María Elena Peter y Armando tenían 33 años. Tenían una hija llamada María
Margarita. María Elena era oriunda de La Pampa, donde
actualmente hay un parque infantil que lleva su nombre. La pareja
fue secuestrada en Morón. No tenemos testimonio de su paso por un C.C.D.
No sabía que María Elena Peter fuera una desaparecida de la dictadura
genocida, hasta que, a raíz de la reapertura de los juicios a los represores por la anulación de las leyes de
punto final y obediencia debida, en 2003, empecé a buscar información sobre aquellos hechos lejanos en el tiempo
y el espacio, primero en Internet y desde México, donde resido desde hace casi 33 años, y después en
viajes sucesivos a Argentina, donde tuve oportunidad de hablar con sobrevivientes y testigos de aquellos actos de barbarie. Es
así como apareció el nombre de María Elena, a quien había conocido en 1964, cuando ambos
ingresamos a la carrera de letras en la Universidad del Sur, en Bahía Blanca. Sabía que María Elena era
oriunda de General San Martín, La Pampa, y como mi interés se focalizó en la represión en esa
provincia -allí se ubica Jacinto Aráuz, lugar donde ocurrieron los lamentables hechos del 14 de julio de 1976 de
los cuales fuimos víctimas algunos profesores y personas relacionadas con el Instituto José Ingenieros- el
nombre de María Elena apareció, ante mi incredulidad, entre los desaparecidos pampeanos. No había vuelto
a saber de ella desde aquellos días lejanos de nuestra vida universitaria. Es muy doloroso que su nombre haya resurgido
en mi vida por algo tan terrible como fue su desaparición forzada. Habría preferido saber de ella por motivos
más acordes con nuestro derecho inalienable a tener una vida plena y prolongada.
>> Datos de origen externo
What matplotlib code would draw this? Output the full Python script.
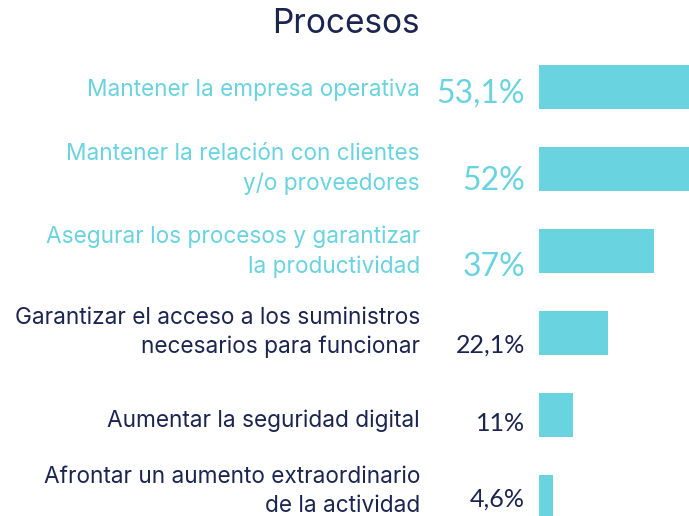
import matplotlib.pyplot as plt
import numpy as np

# data
labels = ['Mantener la empresa operativa',
          'Mantener la relación con clientes\ny/o proveedores',
          'Asegurar los procesos y garantizar\nla productividad',
          'Garantizar el acceso a los suministros\nnecesarios para funcionar',
          'Aumentar la seguridad digital',
          'Afrontar un aumento extraordinario\nde la actividad']
values = [53.1, 52, 37, 22.1, 11, 4.6]
value_labels = ['53,1%', '52%', '37%', '22,1%', '11%', '4,6%']
highlight = [True, True, True, False, False, False]

teal = '#69d3df'
navy = '#1b2550'

# layout (pixels): baseline shift of the last label line / of the value, per row
label_dy = [9, 21, 22, 20, 12, 15]
value_dy = [16, 21, 25, 20, 16, 10]

plt.rcParams['font.family'] = ['Inter', 'DejaVu Sans']

W, H = 689, 516
fig = plt.figure(figsize=(W / 100, H / 100), dpi=100)

# bars axis: starts at x=539px and runs to the right edge, bars get clipped there
x0 = 539
ax = fig.add_axes([x0 / W, 0, 1 - x0 / W, 1])
px_per_pct = 3.12
ax.set_xlim(0, (W - x0) / px_per_pct)
step = 82.0   # px between rows
first = 87.0  # px centre of first row
ax.set_ylim((H - first) / step, -first / step)
y = np.arange(len(values))
ax.barh(y, values, height=44 / step, color=teal)
ax.axis('off')

pt = 0.72  # px -> points
for i, (lab, val, hl) in enumerate(zip(labels, value_labels, highlight)):
    col = teal if hl else navy
    ax.annotate(lab, xy=(0, i), xytext=(-(x0 - 420) * pt, -label_dy[i] * pt),
                textcoords='offset points', ha='right', va='baseline',
                fontsize=16.3, color=col, linespacing=1.4, annotation_clip=False)
    ax.annotate(val, xy=(0, i), xytext=(-(x0 - 525) * pt, -value_dy[i] * pt),
                textcoords='offset points', ha='right', va='baseline',
                fontsize=23 if hl else 18, color=col, family=['Lato', 'DejaVu Sans'],
                annotation_clip=False)

fig.text(420 / W, 1 - 33 / H, 'Procesos', ha='right', va='baseline',
         fontsize=24, color=navy)

fig.savefig('out.png', dpi=100)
Desde que nos graduamos como licenciados en letras, hacia fines de la década de 1960, no había vuelto a saber
nada de María Elena. Incluso no sé si ella llegó a terminar sus estudios, pues el onganiato, anticipo de
lo que vendría después, truncó la carrera de muchos compañeros militantes. Debo aclarar que,
aunque habíamos cursado juntos gran parte de las materias de la carrera, no éramos precisamente amigos. Ella era
una persona con una clara militancia de izquierda, de una tremenda lucidez, y yo, un estudiante avispado, pero un poco al
margen de la política universitaria, por los menos en esos años en que la dictadura militar de Onganía
imponía la abstención. Sin embargo, ambos reconocíamos en el otro esa cosa intangible que hace que las
personas se caigan bien. María Elena era una estudiante muy aventajada que no parecía tener dificultades con las
materias, aunque era bastante obvio que el eje de su existencia no pasaba por graduarse con honores, como el de tantas
compañeras de la carrera. Es más, había algo en ella que evidenciaba que su paso por el recinto
universitario era sólo un medio para acceder a algo más trascendente, lo cual estaba en consonancia con su
rechazo del autoritarismo y de la falta de espíritu crítico que nos aquejaba a tantos argentinos.
En su aspecto físico, María Elena no difería demasiado de otras compañeras de letras y hasta
podría haberse dicho, que en cierto sentido, las aventajaba: siempre impecablemente vestida, maquillada y peinada; sus
ojos verde-grisáceos; sus blusas y sus tacos altos, nada hacía pensar que detrás de su apariencia se
ocultaba un espíritu sensible a las injusticias sociales, menos tratándose de alguien proveniente de una
pequeña y perdida comunidad de la provincia de La Pampa. ¡Cuánto se equivocaban quienes no llegaron a
conocerla!
Valga éste como testimonio a su memoria de alguien que no la olvida.